With the laws expected to be made official by the end of 2014, CBR attended a recent roundtable held by security firm Trend Micro to see what the consequences will be for your business.

A recent survey conducted by the company found that of 250 British IT decision makers, just half were aware of the upcoming changes, and just 10% knew what steps would lead to compliance.

A quarter didn't believe it is even possible to adhere to the rules, and another 25% didn't even think that fines existed - despite the potential for up to €100m penalties being handed down from the EU.

James Walker, Trend Micro security expert, says: "There's a huge lack of understanding what the regulations are and what impact it'll start to have on organisations financially. [They don't know] what they need to do, what changes will happen in their organisation, and among their people, process and technology."

Well, hopefully we can shed a little light on it for you.

 

The cost of not complying

Vinod Bange, data protection specialist at law firm Taylor Wessing, explains the cost of not complying is currently outweighed by the cost of ensuring your firm adhered to the data regulations in play today. However, "those scales are going to tip the other way completely," he warns.

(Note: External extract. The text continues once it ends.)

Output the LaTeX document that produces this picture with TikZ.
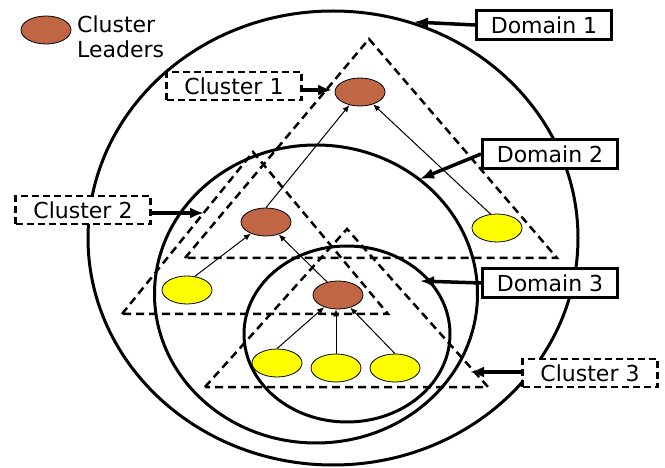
\documentclass[tikz,border=0pt]{standalone}
\usepackage{fontspec}
\setmainfont{DejaVu Sans}
\usetikzlibrary{shapes.geometric,arrows.meta}
\definecolor{leaderbrown}{RGB}{192,102,68}
\definecolor{memberyellow}{RGB}{255,255,0}
\tikzset{
  domainring/.style={ellipse,draw,line width=3pt,inner sep=0pt},
  clustertri/.style={draw,line width=2.5pt,dash pattern=on 8pt off 5pt},
  leader/.style={ellipse,draw,line width=0.8pt,fill=leaderbrown,minimum width=50pt,minimum height=28pt,inner sep=0pt},
  member/.style={ellipse,draw,line width=0.8pt,fill=memberyellow,minimum width=50pt,minimum height=28pt,inner sep=0pt},
  link/.style={line width=1pt,-{Latex[length=7pt,width=6pt]}},
  domainlabel/.style={draw,line width=3pt,fill=white,minimum width=135pt,minimum height=29pt,inner sep=0pt,font=\fontsize{22}{26}\selectfont},
  clusterlabel/.style={draw,line width=2.5pt,dash pattern=on 7pt off 4pt,fill=white,minimum width=135pt,minimum height=28pt,inner sep=0pt,font=\fontsize{22}{26}\selectfont},
  pointer/.style={line width=3.5pt,-{Latex[length=14pt,width=11pt]}}
}
\begin{document}
\begin{tikzpicture}[x=1pt,y=-1pt]
\useasboundingbox (0,0) rectangle (665,468);

% nested domains
\node[domainring,minimum width=490pt,minimum height=454pt] (dom1) at (333,238) {};
\node[domainring,minimum width=323pt,minimum height=298pt] (dom2) at (316,294) {};
\node[domainring,minimum width=206pt,minimum height=176pt] (dom3) at (347,334) {};

% cluster triangles
\coordinate (c1a) at (369,39);
\coordinate (c1l) at (185,258);
\coordinate (c1r) at (557,258);
\draw[clustertri] (c1l) -- (c1a) -- (c1r) -- cycle;
\coordinate (c2a) at (253,152);
\coordinate (c2l) at (122,314);
\coordinate (c2r) at (388,314);
\draw[clustertri] (c2l) -- (c2a) -- (c2r) -- cycle;
\coordinate (c3a) at (347,229);
\coordinate (c3l) at (205,387);
\coordinate (c3r) at (488,387);
\draw[clustertri] (c3l) -- (c3a) -- (c3r) -- cycle;

% cluster heads and members
\node[leader] (l1) at (360,92) {};
\node[leader] (l2) at (266,222) {};
\node[leader] (l3) at (338,295) {};
\node[member] (yr) at (497,228) {};
\node[member] (yl) at (187,290) {};
\node[member] (y1) at (277,363) {};
\node[member] (y2) at (336,368) {};
\node[member] (y3) at (395,368) {};

\draw[link] (l2.north) -- (l1);
\draw[link] (yr.115) -- (l1);
\draw[link] (yl.60) -- (l2);
\draw[link] (l3.130) -- (l2);
\draw[link] (y1.north) -- (l3);
\draw[link] (y2.north) -- (y2.north |- l3.south);
\draw[link] (y3.north) -- (l3);

% legend
\node[leader] (legend) at (46,30) {};
\node[anchor=west,align=left,inner sep=0pt,font=\fontsize{22}{25}\selectfont] (legendtext) at (77,37) {Cluster\\Leaders};

% labels
\node[domainlabel] (d1lab) at (544,25) {Domain 1};
\node[domainlabel] (d2lab) at (550,154) {Domain 2};
\node[domainlabel] (d3lab) at (550,283) {Domain 3};
\node[clusterlabel] (c1lab) at (234,86) {Cluster 1};
\node[clusterlabel] (c2lab) at (83,210) {Cluster 2};
\node[clusterlabel] (c3lab) at (590,373) {Cluster 3};

\coordinate (d1tip) at (414,22);
\coordinate (d2tip) at (420,179);
\coordinate (d3tip) at (420,281);
\coordinate (c1tip) at (332,90);
\coordinate (c2tip) at (204,213);
\coordinate (c3tip) at (470,372);
\draw[pointer] (d1lab.west) -- (d1tip);
\draw[pointer] (d2lab.west) -- (d2tip);
\draw[pointer] (d3lab.west) -- (d3tip);
\draw[pointer] (c1lab.east |- c1tip) -- (c1tip);
\draw[pointer] (c2lab.east |- c2tip) -- (c2tip);
\draw[pointer] (c3lab.west |- c3tip) -- (c3tip);
\end{tikzpicture}
\end{document}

With non-compliance fines set at up to 5% of global annual turnover, or up to €100m, it pays to get your house in order. This particular tenet of the new regulations is designed to get the boardroom to pay attention.

Bange recommends firms concentrate on getting up to date with the current regulations, so upgrading again once the new ones are enshrined in law isn't such a big jump.

He says: "Your current baseline up to where it should be. If you don't it's going to be an even bigger job."

So, exactly who's liable?

A lot of uncertainty exists over who's liable for a data breach when you're using a third-party to process your data. Max Perkins, insurance data expert at Beazley, says it's better to be safe than sorry.

"If you're the data owner that means you have collected the information from a consumer," he claims. "Just because you have made a business decision to outsource it, you're still the data owner. That doesn't pass from you.

"If a regulator feels like a business is being reckless with the information that they hold and with respect to their consumers, then that regulator will be punitive and will use its power."